## What you will do
Extract, exactly, the lines from the line containing "Give me the D3.js source for this chart." to the line containing "33.1, 40.2, 48.2];", with both lines included and any pictures left out.

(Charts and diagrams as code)
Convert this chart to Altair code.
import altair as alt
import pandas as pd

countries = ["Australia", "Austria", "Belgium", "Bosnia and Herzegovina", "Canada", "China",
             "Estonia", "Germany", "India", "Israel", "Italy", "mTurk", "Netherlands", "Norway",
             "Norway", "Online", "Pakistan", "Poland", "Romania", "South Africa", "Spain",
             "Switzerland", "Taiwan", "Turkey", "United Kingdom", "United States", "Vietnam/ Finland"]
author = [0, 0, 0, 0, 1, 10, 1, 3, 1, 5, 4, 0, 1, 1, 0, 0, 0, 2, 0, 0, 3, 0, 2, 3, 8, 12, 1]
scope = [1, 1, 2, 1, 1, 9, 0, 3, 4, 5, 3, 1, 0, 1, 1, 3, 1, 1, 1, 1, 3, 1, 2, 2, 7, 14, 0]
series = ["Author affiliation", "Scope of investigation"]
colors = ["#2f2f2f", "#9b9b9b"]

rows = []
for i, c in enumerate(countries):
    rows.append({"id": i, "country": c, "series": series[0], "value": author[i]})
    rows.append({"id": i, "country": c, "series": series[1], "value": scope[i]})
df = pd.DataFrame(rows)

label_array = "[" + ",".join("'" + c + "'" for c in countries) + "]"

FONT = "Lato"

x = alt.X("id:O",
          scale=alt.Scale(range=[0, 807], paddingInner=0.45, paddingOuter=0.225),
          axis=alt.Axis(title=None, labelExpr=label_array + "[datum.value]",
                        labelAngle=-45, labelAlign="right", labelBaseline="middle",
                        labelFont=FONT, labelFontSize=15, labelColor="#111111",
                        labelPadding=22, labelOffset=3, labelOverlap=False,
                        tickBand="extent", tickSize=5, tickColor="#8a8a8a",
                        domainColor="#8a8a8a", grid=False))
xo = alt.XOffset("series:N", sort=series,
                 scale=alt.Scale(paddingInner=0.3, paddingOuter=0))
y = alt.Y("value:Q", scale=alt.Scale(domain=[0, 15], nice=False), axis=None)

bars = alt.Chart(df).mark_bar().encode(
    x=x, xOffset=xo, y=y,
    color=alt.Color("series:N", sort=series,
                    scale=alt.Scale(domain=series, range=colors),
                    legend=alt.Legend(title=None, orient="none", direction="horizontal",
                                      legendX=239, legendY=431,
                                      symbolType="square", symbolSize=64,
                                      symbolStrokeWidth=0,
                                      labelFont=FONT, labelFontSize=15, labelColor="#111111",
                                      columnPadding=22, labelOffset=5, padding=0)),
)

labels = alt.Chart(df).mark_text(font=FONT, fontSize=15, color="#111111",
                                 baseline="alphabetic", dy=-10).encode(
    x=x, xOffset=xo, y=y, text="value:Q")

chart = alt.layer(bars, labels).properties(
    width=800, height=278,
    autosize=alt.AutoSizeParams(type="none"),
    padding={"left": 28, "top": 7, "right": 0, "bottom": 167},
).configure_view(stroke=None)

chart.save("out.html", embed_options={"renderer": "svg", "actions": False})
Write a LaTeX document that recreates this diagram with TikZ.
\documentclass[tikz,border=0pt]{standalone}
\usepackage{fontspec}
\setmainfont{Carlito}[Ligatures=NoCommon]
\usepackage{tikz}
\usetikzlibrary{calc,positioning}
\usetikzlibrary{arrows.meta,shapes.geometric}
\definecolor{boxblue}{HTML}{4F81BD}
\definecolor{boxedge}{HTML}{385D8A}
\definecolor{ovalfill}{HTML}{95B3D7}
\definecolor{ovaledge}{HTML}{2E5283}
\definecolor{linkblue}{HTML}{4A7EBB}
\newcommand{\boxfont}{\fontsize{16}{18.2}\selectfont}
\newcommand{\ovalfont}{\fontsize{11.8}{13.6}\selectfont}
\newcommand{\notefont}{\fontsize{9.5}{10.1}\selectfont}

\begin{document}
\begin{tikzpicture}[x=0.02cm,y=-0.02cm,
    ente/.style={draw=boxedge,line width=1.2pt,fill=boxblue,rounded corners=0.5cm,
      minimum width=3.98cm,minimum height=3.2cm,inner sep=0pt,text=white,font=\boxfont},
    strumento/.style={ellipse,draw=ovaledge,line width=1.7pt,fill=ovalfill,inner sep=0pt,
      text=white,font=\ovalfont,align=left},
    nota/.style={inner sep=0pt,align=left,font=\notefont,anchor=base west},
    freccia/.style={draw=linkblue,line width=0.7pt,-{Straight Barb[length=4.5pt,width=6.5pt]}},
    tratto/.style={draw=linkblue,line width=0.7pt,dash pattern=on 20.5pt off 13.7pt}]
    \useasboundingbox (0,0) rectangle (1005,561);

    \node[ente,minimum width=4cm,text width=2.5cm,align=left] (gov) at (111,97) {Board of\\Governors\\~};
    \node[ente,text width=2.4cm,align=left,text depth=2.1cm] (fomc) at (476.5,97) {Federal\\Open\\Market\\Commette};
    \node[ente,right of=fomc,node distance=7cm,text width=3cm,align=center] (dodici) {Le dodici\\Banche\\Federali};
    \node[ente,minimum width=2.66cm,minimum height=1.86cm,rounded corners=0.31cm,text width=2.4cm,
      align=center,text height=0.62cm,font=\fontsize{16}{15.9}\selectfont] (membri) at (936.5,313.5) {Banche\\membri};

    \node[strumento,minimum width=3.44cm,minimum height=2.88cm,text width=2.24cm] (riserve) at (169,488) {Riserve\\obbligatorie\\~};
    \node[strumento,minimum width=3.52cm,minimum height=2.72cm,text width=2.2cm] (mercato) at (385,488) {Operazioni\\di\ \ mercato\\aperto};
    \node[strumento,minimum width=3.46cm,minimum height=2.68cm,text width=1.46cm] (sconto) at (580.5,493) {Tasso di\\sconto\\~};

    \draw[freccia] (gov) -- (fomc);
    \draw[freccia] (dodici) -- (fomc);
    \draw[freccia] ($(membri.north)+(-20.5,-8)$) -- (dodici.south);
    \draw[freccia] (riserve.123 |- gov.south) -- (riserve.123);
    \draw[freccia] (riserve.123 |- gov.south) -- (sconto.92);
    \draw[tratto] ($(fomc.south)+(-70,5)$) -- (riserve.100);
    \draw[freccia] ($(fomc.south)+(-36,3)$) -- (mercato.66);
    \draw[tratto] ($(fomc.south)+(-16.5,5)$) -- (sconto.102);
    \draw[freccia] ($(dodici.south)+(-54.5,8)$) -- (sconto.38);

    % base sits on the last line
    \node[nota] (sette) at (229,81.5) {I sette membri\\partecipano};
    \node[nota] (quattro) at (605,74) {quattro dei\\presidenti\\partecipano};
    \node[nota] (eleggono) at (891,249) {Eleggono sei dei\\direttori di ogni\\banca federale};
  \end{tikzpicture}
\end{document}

==

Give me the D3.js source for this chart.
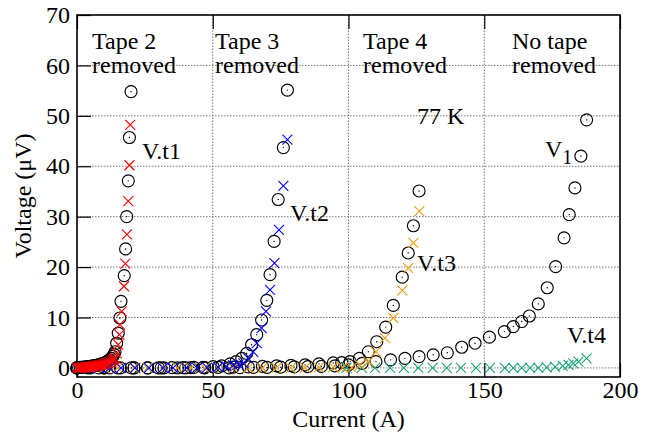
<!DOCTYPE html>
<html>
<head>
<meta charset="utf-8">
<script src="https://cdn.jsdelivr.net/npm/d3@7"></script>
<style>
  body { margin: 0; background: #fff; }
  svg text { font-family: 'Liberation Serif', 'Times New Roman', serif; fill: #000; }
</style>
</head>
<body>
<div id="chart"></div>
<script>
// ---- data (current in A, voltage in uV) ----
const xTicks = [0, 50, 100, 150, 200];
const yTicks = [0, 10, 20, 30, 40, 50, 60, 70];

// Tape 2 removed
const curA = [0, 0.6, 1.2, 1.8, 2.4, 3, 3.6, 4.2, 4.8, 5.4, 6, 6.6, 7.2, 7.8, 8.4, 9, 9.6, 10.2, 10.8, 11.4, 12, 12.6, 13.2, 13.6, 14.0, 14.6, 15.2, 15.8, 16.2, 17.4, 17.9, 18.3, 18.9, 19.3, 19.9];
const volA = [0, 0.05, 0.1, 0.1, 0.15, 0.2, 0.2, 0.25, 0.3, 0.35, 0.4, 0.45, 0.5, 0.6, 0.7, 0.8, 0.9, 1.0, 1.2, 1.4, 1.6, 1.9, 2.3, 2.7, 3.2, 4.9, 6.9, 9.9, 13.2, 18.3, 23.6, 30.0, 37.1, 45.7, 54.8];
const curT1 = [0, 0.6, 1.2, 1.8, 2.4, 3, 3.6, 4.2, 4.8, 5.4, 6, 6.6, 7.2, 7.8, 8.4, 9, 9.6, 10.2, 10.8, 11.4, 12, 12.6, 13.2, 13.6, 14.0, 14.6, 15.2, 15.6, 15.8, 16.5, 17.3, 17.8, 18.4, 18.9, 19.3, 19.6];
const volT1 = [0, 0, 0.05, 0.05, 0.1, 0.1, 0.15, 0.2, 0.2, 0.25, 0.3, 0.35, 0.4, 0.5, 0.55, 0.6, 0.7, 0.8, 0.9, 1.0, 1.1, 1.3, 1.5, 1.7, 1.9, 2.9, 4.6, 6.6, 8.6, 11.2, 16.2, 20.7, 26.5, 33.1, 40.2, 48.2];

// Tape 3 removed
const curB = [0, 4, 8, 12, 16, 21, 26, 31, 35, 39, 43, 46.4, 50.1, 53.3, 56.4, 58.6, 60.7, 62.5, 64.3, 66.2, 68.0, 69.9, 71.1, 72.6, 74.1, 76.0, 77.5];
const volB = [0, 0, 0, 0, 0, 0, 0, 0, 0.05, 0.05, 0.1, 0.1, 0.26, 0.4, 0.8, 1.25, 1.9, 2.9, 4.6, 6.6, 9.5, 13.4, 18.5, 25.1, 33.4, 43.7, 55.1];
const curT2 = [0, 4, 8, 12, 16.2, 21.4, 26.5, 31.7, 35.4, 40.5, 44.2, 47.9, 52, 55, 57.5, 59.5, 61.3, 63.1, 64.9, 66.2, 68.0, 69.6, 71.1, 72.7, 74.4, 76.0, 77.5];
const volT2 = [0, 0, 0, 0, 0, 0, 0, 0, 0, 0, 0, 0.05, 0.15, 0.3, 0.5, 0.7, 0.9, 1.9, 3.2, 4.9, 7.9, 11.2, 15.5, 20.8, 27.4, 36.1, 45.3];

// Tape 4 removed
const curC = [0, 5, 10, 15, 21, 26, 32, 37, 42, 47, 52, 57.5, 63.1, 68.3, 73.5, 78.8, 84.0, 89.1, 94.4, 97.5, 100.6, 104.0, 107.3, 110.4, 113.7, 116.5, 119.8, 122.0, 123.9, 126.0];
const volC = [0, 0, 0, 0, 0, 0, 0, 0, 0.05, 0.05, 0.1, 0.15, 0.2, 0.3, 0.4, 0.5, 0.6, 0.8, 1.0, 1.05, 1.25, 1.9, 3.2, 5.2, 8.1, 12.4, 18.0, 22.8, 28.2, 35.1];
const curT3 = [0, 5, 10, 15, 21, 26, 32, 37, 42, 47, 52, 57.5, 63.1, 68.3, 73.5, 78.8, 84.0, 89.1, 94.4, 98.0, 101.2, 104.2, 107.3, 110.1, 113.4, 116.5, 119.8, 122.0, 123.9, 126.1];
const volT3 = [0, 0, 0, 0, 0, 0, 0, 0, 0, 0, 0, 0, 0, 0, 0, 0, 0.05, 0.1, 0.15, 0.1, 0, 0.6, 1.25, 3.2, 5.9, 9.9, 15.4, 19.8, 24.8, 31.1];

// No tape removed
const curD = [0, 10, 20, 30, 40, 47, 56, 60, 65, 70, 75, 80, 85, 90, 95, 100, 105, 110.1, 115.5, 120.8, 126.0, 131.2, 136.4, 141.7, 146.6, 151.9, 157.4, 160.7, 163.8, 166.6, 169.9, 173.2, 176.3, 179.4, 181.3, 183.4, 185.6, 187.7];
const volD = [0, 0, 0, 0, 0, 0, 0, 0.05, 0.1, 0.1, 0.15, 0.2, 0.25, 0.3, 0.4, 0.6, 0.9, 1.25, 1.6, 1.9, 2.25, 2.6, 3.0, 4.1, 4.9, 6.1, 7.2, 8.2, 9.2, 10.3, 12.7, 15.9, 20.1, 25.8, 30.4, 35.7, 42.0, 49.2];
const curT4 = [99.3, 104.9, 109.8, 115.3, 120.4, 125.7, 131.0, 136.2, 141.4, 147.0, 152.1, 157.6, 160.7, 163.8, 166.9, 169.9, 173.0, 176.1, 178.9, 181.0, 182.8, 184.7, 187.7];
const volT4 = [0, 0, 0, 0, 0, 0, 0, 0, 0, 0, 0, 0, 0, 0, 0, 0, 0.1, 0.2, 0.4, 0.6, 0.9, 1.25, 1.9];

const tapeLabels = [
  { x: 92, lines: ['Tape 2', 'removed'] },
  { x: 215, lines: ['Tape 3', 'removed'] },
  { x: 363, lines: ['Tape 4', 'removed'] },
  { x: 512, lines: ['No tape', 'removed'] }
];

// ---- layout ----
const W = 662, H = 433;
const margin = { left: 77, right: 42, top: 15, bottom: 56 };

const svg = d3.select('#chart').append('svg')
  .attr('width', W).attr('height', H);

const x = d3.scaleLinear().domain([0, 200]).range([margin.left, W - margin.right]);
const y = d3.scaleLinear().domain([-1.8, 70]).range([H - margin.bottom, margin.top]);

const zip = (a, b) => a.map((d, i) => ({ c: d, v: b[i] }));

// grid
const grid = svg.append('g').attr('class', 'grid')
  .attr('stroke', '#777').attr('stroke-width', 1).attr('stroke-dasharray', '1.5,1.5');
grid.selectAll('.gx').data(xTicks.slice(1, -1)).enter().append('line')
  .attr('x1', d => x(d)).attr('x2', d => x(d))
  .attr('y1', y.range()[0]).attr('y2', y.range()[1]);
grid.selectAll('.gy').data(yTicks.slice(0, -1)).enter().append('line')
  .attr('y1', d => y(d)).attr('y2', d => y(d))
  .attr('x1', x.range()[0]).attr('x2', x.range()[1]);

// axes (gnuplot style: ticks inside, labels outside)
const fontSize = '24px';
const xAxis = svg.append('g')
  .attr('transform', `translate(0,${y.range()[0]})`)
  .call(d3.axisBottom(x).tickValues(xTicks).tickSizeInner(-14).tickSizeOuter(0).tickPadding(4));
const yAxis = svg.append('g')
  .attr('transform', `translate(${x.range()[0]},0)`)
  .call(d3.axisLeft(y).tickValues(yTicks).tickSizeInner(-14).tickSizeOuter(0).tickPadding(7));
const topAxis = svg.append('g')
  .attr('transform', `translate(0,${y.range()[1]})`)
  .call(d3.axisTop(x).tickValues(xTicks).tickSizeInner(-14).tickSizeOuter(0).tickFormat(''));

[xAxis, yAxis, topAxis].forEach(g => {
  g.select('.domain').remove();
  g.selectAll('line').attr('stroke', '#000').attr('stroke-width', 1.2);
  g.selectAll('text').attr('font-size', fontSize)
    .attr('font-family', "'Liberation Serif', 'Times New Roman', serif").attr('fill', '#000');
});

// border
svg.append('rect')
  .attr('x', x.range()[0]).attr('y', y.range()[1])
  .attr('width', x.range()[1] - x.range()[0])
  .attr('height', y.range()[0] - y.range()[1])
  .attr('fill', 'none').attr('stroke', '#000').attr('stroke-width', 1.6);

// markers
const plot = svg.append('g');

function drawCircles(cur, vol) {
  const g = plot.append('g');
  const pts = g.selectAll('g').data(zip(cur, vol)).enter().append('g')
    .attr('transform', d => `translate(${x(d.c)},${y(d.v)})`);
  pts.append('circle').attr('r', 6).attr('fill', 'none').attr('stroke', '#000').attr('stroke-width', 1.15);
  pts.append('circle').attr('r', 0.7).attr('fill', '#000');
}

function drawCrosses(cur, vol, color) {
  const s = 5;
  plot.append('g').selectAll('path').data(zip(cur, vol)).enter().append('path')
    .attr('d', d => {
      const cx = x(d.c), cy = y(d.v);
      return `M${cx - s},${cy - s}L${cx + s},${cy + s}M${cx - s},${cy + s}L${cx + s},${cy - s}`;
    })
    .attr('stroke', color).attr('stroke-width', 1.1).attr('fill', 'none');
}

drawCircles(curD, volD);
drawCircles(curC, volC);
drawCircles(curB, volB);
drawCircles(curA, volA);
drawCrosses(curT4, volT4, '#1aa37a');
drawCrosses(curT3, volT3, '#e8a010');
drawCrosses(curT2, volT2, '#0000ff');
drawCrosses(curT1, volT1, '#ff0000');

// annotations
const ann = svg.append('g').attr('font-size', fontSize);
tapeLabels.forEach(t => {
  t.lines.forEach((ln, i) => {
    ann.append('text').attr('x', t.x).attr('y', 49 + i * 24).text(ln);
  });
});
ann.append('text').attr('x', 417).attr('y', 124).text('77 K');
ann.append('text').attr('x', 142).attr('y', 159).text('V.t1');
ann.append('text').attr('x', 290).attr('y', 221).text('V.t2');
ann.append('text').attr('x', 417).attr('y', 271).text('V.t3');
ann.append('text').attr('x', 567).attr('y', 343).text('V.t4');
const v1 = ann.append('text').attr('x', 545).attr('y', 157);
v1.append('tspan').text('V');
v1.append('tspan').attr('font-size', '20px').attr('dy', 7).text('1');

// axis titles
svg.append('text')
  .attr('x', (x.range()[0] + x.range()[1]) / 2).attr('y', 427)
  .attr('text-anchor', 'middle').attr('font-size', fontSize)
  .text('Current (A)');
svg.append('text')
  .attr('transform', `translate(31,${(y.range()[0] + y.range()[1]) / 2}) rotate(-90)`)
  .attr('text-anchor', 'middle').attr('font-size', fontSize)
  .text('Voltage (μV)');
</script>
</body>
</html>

## Exercise answer
Give me the D3.js source for this chart.
<!DOCTYPE html>
<html>
<head>
<meta charset="utf-8">
<script src="https://cdn.jsdelivr.net/npm/d3@7"></script>
<style>
  body { margin: 0; background: #fff; }
  svg text { font-family: 'Liberation Serif', 'Times New Roman', serif; fill: #000; }
</style>
</head>
<body>
<div id="chart"></div>
<script>
// ---- data (current in A, voltage in uV) ----
const xTicks = [0, 50, 100, 150, 200];
const yTicks = [0, 10, 20, 30, 40, 50, 60, 70];

// Tape 2 removed
const curA = [0, 0.6, 1.2, 1.8, 2.4, 3, 3.6, 4.2, 4.8, 5.4, 6, 6.6, 7.2, 7.8, 8.4, 9, 9.6, 10.2, 10.8, 11.4, 12, 12.6, 13.2, 13.6, 14.0, 14.6, 15.2, 15.8, 16.2, 17.4, 17.9, 18.3, 18.9, 19.3, 19.9];
const volA = [0, 0.05, 0.1, 0.1, 0.15, 0.2, 0.2, 0.25, 0.3, 0.35, 0.4, 0.45, 0.5, 0.6, 0.7, 0.8, 0.9, 1.0, 1.2, 1.4, 1.6, 1.9, 2.3, 2.7, 3.2, 4.9, 6.9, 9.9, 13.2, 18.3, 23.6, 30.0, 37.1, 45.7, 54.8];
const curT1 = [0, 0.6, 1.2, 1.8, 2.4, 3, 3.6, 4.2, 4.8, 5.4, 6, 6.6, 7.2, 7.8, 8.4, 9, 9.6, 10.2, 10.8, 11.4, 12, 12.6, 13.2, 13.6, 14.0, 14.6, 15.2, 15.6, 15.8, 16.5, 17.3, 17.8, 18.4, 18.9, 19.3, 19.6];
const volT1 = [0, 0, 0.05, 0.05, 0.1, 0.1, 0.15, 0.2, 0.2, 0.25, 0.3, 0.35, 0.4, 0.5, 0.55, 0.6, 0.7, 0.8, 0.9, 1.0, 1.1, 1.3, 1.5, 1.7, 1.9, 2.9, 4.6, 6.6, 8.6, 11.2, 16.2, 20.7, 26.5, 33.1, 40.2, 48.2];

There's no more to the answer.